In the instant case the search of the truck the next morning after it had been moved from the highway was not incident to a lawful arrest nor was the search an emergency, nor was the truck a part of a known crime. The search of the truck divulged that a crime had been committed.
This Court has said that after an automobile has come to rest and has completed its journey it may not be searched upon the theory that an automobile may be searched upon probable cause while moving along the highway under the statute on transportation of intoxicating liquor, Section 2615 Mississippi Code 1942 Annotated (1956).
In Smith v. State, 240 Miss. 738, 128 So.2d 857 (1961), this Court held that the search of an automobile after a prisoner had been arrested and incarcerated was an unlawful search. This case makes it clear that even though an automobile may be searched at the time the driver is arrested for probable cause, a search made after the arrested driver is in jail is not a search incident to a lawful arrest and a second search requires a search warrant.
In Coston v. State, 252 Miss. 257, 172 So.2d 764 (1965), we held that a search of an automobile by officers three hours after an arrest without a search warrant was illegal and evidence obtained by the search was inadmissible in the trial of the defendant.
The case which seems to be closest to the facts in the instant case is the case of Commonwealth v. Cockfield, 431 Pa. 639, 246 A.2d 381 (1968). The facts there show two searches of an automobile. The police suspected that a certain person committed arson. They learned that he drove a 1953-1954 bluish-top and gray-bodied Dodge automobile. They went to the address of the suspect. He was not at home, but they located the automobile. They looked in the trunk of the vehicle and found charred paper and a gasoline can. They took the automobile to the police station. The defendant located the automobile and took it away with the permission of the police. The defendant was later arrested and his automobile was again searched after it had been taken to the police headquarters. The gasoline can and charred paper were moved from the trunk of the automobile. The officers did not have a search warrant on either occasion when the trunk of the automobile was searched.

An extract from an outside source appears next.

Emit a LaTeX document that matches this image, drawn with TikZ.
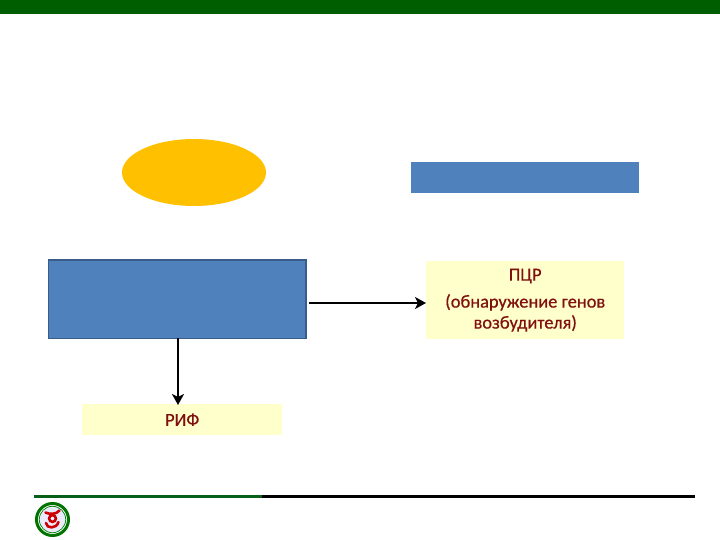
\documentclass[tikz,border=0pt]{standalone}
\usepackage{fontspec}
\setmainfont{Carlito}
\newfontfamily\labelfont[FakeBold=0.5]{Carlito}
\usetikzlibrary{arrows.meta,shapes.geometric}
\definecolor{topgreen}{RGB}{0,94,0}
\definecolor{linegreen}{RGB}{8,96,24}
\definecolor{boxblue}{RGB}{79,129,189}
\definecolor{boxedge}{RGB}{56,93,138}
\definecolor{sunny}{RGB}{255,192,0}
\definecolor{paleyellow}{RGB}{255,255,204}
\definecolor{darkred}{RGB}{128,16,16}
\tikzset{
  bluebox/.style={rectangle,fill=boxblue,inner sep=0pt,anchor=north west},
  palebox/.style={rectangle,fill=paleyellow,inner sep=0pt,anchor=north west,text=darkred,align=center,font=\labelfont\fontsize{18.4}{21}\selectfont},
  arrowline/.style={draw=black,line width=2.8pt,-{Stealth[length=11pt,width=12pt,inset=3pt]}},
  rule/.style={line width=3pt},
}
\begin{document}
\begin{tikzpicture}[x=1pt,y=-1pt]
\useasboundingbox (0,0) rectangle (720,540);
\fill[white] (0,0) rectangle (720,540);
\fill[topgreen] (0,0) rectangle (720,14.5);
\draw[rule,black] (262,496) -- (695,496);
\draw[rule,linegreen] (34,496) -- (262,496);
\node[ellipse,fill=sunny,inner sep=0pt,minimum width=144pt,minimum height=67pt] (oval) at (194,172.5) {};
\node[bluebox,minimum width=228pt,minimum height=31pt] (topbox) at (411,162) {};
\node[bluebox,draw=boxedge,line width=1.6pt,minimum width=257.5pt,minimum height=78.5pt] (mainbox) at (47.5,259) {};
\node[palebox,minimum width=198pt,minimum height=78pt] (pcr) at (426,261) {ПЦР\\[6pt](обнаружение генов\\возбудителя)};
\node[palebox,minimum width=200pt,minimum height=31pt] (rif) at (82,404) {РИФ};
\coordinate (start) at (309,303);
\coordinate (pcrin) at (426,303);
\coordinate (mainout) at (178,338);
\coordinate (rifin) at (178,405);
\draw[arrowline] (start) -- (pcrin);
\draw[arrowline] (mainout) -- (rifin);
% emblem
\fill[white] (52.5,519.5) circle (18);
\draw[draw=green!45!black,line width=3pt] (52.5,519.5) circle (16);
\fill[blue!8!white] (52.5,519.5) circle (13);
\draw[draw=green!50!black,line width=.7pt] (52.5,519.5) circle (13.2);
\draw[red!80!black,line width=2.6pt,line cap=round] (45.5,512.5) .. controls (50.5,515) and (56.5,514) .. (59.5,510.5);
\draw[red!80!black,line width=2.6pt] (52.5,518.5) circle (3.4);
\draw[red!80!black,line width=2.6pt,line cap=round] (46,523) .. controls (46.5,529) and (56.5,529) .. (58.5,522);
\end{tikzpicture}
\end{document}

The Court held that neither search was contemporaneous with the arrest of the defendant and was not incident to the arrest. The Court discussed many of the late United States Supreme Court opinions and held that, although it may be reasonable to search a movable vehicle without a warrant, still this alone was not sufficient. There must be "other circumstances for instance a serious possibility that the movable vehicle may, in fact, be moved before a warrant can be obtained." The Court found the evidence in the automobile to be inadmissible in evidence.
There is a fine resume on the subject of search of a movable vehicle after an arrest reported in 19 A.L.R.3d at page 727 (1968).

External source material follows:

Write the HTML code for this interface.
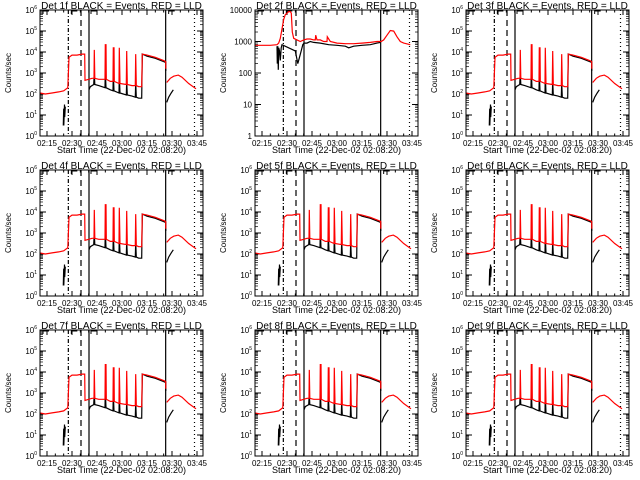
<!DOCTYPE html>
<html><head><meta charset="utf-8"><style>
html,body{margin:0;padding:0;background:#fff;}
svg{display:block;font-family:"Liberation Sans",sans-serif;}
</style></head><body>
<svg id="c" width="640" height="480" viewBox="0 0 640 480"></svg>
<script>
// ----- data (minutes after 02:00, log10 counts/sec) -----
const detectors = ["1f","2f","3f","4f","5f","6f","7f","8f","9f"];
const xTickLabels = ["02:15","02:30","02:45","03:00","03:15","03:30","03:45"];
const xTickMinutes = [15,30,45,60,75,90,105];
const markerMinutes = [27.8,35.4,40.2,86.2,103.5];
const redTypicalT = [10.8,14,18,22,25,27.5,28.2,30,33,36,37.6,37.8,40,42,43.2,43.4,43.7,46,49.8,50,50.4,50.6,53,54.6,54.8,55.2,55.4,58.2,58.4,58.8,62.6,62.8,63.2,66,68,68.2,68.6,70,71.8,72.2,75,80,84.8,86.2,86.3];
const redTypicalV = [2.05,2.0,2.05,2.1,2.15,2.3,3.75,3.85,3.85,3.9,3.9,2.65,2.7,2.75,2.75,4.1,2.75,2.7,2.7,4.35,4.35,2.7,2.6,2.6,4.2,4.2,2.6,2.5,4.2,2.5,2.45,4.05,2.45,2.4,2.4,3.9,2.4,2.35,2.35,3.9,3.85,3.75,3.6,3.55,3.2];
const redTypicalT2 = [86.8,89,91,93.8,96,100,104.4];
const redTypicalV2 = [2.55,2.75,2.85,2.9,2.8,2.5,2.25];
const blackTypicalT = [24.8,25,25.1,25.5,25.6,26];
const blackTypicalV = [0.5,1.3,0.5,1.5,0.9,1.4];
const blackMainT = [40.2,41,43,43.4,43.7,46,49.8,50,50.4,53,54.6,54.8,55.2,58.2,58.4,58.8,62.6,62.8,63.2,66,68,68.2,68.6,70,71.8,72.2,75,80,84.8,86.2,86.3];
const blackMainV = [2.2,2.35,2.45,3.0,2.45,2.4,2.3,3.1,2.3,2.2,2.15,3.0,2.15,2.05,2.9,2.05,1.95,2.6,1.95,1.9,1.85,2.55,1.85,1.8,1.8,3.9,3.8,3.7,3.55,3.5,3.1];
const blackTailT = [86.8,88,89.5,90.8];
const blackTailV = [1.6,1.85,2.05,2.2];
const redD2T = [10.8,15,20,24,25,26,27,28,29,30,31,32,32.6,33.2,34,36,38,40,42,44,46,47,47.2,48,50,52,54,54.2,56,60,65,70,75,80,84,86,86.5,88,90,92,94,96,98,100,104];
const redD2V = [2.88,2.88,2.88,2.9,2.95,3.1,3.4,3.7,3.85,3.9,3.95,3.95,3.9,3.3,3.1,3.05,3.0,3.05,3.08,3.08,3.05,3.05,3.2,3.05,3.05,3.0,3.0,3.15,3.0,2.95,2.93,2.93,2.95,2.97,3.0,3.0,3.0,3.05,3.2,3.35,3.33,3.15,3.0,2.95,2.9];
const blackD2T = [24,24.2,24.5,24.8,25,25.5,26,26.5,27,35,36.5,37.5,38.5,39.5,40.2,42,44,46,50,55,60,65,67,70,75,80,84,86,86.3];
const blackD2V = [2.85,2.3,2.85,2.1,2.8,2.7,2.4,2.8,2.9,2.7,2.3,2.5,2.7,2.9,2.95,2.95,3.0,2.97,2.95,2.9,2.88,2.85,2.8,2.85,2.88,2.9,2.95,2.97,2.95];

const svg = document.getElementById('c');
const NS = 'http://www.w3.org/2000/svg';
function mk(tag, attrs, parent){const e=document.createElementNS(NS,tag);for(const k in attrs)e.setAttribute(k,attrs[k]);(parent||svg).appendChild(e);return e;}

const colX=[40,255,466], rowY=[10,170,330], W=163, H=126, T0=10.8, PXM=W/97.8;

detectors.forEach((d,i)=>{
  const X0=colX[i%3], Y0=rowY[Math.floor(i/3)];
  const isLin = i===1;
  const dmin=0, dmax=isLin?4:6;
  const xs = m => X0+(m-T0)*PXM;
  const ys = v => Y0+H-(v-dmin)/(dmax-dmin)*H;
  const g=mk('g',{});
  
  
  const t=mk('text',{x:X0+W/2,y:Y0-1,'font-size':10,'text-anchor':'middle'},g);
  t.textContent='Det '+d+' BLACK = Events, RED = LLD';
  
  
  const yl=mk('text',{x:0,y:0,'font-size':8,'text-anchor':'middle',transform:`translate(${X0-29},${Y0+H/2}) rotate(-90)`},g);
  yl.textContent='Counts/sec';
  
  
  const xl=mk('text',{x:X0+W/2,y:Y0+H+17,'font-size':9,'text-anchor':'middle'},g);
  xl.textContent='Start Time (22-Dec-02 02:08:20)';
  
  
  for(let k=dmin;k<=dmax;k++){
    const y=ys(k);
    mk('line',{x1:X0,x2:X0+6,y1:y,y2:y,stroke:'#000'},g);
    mk('line',{x1:X0+W-6,x2:X0+W,y1:y,y2:y,stroke:'#000'},g);
    if(k<dmax){for(let m=2;m<10;m++){const yy=ys(k+Math.log10(m));
      mk('line',{x1:X0,x2:X0+3,y1:yy,y2:yy,stroke:'#000','stroke-width':0.7},g);
      mk('line',{x1:X0+W-3,x2:X0+W,y1:yy,y2:yy,stroke:'#000','stroke-width':0.7},g);}}
    const lb=mk('text',{x:X0-3,y:y+3,'font-size':8,'text-anchor':'end'},g);
    if(isLin){lb.textContent=String(Math.pow(10,k));}
    else{lb.textContent='10';const s=mk('tspan',{dy:-4,'font-size':5},lb);s.textContent=String(k);}
    
    
  }
  xTickMinutes.forEach((m,j)=>{
    const x=xs(m);
    mk('line',{x1:x,x2:x,y1:Y0+H,y2:Y0+H-5,stroke:'#000'},g);
    mk('line',{x1:x,x2:x,y1:Y0,y2:Y0+5,stroke:'#000'},g);
    for(let q=5;q<15;q+=5){const xx=xs(m+q);if(xx<X0+W){mk('line',{x1:xx,x2:xx,y1:Y0+H,y2:Y0+H-2.5,stroke:'#000'},g);mk('line',{x1:xx,x2:xx,y1:Y0,y2:Y0+2.5,stroke:'#000'},g);}}
    const lb=mk('text',{x:x,y:Y0+H+10,'font-size':8,'text-anchor':'middle'},g);
    lb.textContent=xTickLabels[j];
    
    
  });
  const dash=['4,2,1,2','6,4',null,null,'1,3'];
  markerMinutes.forEach((m,j)=>{
    const x=xs(m);
    const a={x1:x,x2:x,y1:Y0,y2:Y0+H,stroke:'#000','stroke-width':1.2};
    if(dash[j])a['stroke-dasharray']=dash[j];
    const l=mk('line',a,g);
    
    
  });
  [[-4,X0+3],[markerMinutes[0],xs(markerMinutes[0])+3],[markerMinutes[2],xs(markerMinutes[2])+2],[markerMinutes[3],xs(markerMinutes[3])+3]].forEach(b=>{
    mk('path',{d:`M${b[1]},${Y0+4} v-3 h6`,stroke:'#000',fill:'none'},g);
  });
  function line(T,V,col){
    let d='';T.forEach((m,k)=>{d+=(k?'L':'M')+xs(m).toFixed(1)+','+ys(V[k]).toFixed(1);});
    const p=mk('path',{d:d,stroke:col,fill:'none','stroke-width':1.2},g);
    
    
  }
  if(isLin){
    line(blackD2T,blackD2V,'#000');
    line(redD2T,redD2V,'#f00');
  } else {
    line(blackTypicalT,blackTypicalV,'#000');
    line(blackMainT,blackMainV,'#000');
    line(blackTailT,blackTailV,'#000');
    line(redTypicalT,redTypicalV,'#f00');
    line(redTypicalT2,redTypicalV2,'#f00');
  }
  const box=mk('rect',{x:X0,y:Y0,width:W,height:H,fill:'none',stroke:'#000'},g);
  
  
});
</script>
</body></html>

The cases above referred to lead us to the inescapable conclusion that the search of the truck by the state highway patrol the next morning after it had been moved to the courthouse was an illegal search and that the evidence obtained by this search was inadmissible.
The evidence given by the State Crime Laboratory agent as to an examination of the wire cutters was inadmissible upon the trial of the defendant.
We think the defendant has standing to object to this evidence. See: Cotton v. United States, 371 F.2d 385 (9th Cir. 1967); Weed v. United States, 340 F.2d 827 (10th Cir. 1965); Commonwealth v. Mayfield, 394 S.W.2d 914 (Ky. 1965); Jones v. United States, 362 U.S. 257, 80 S.Ct. 725, 4 L.Ed.2d 697 (1960). This does not hold true, however, when a trespasser is in possession of a stolen automobile. Slyter v. State, 246 Miss. 402, 149 So.2d 489 (1963).
The judgment of the trial court is, therefore, reversed and the case is remanded for a new trial.
Reversed and remanded.
ETHRIDGE, C.J., and BRADY, PATTERSON and SMITH, JJ., concur.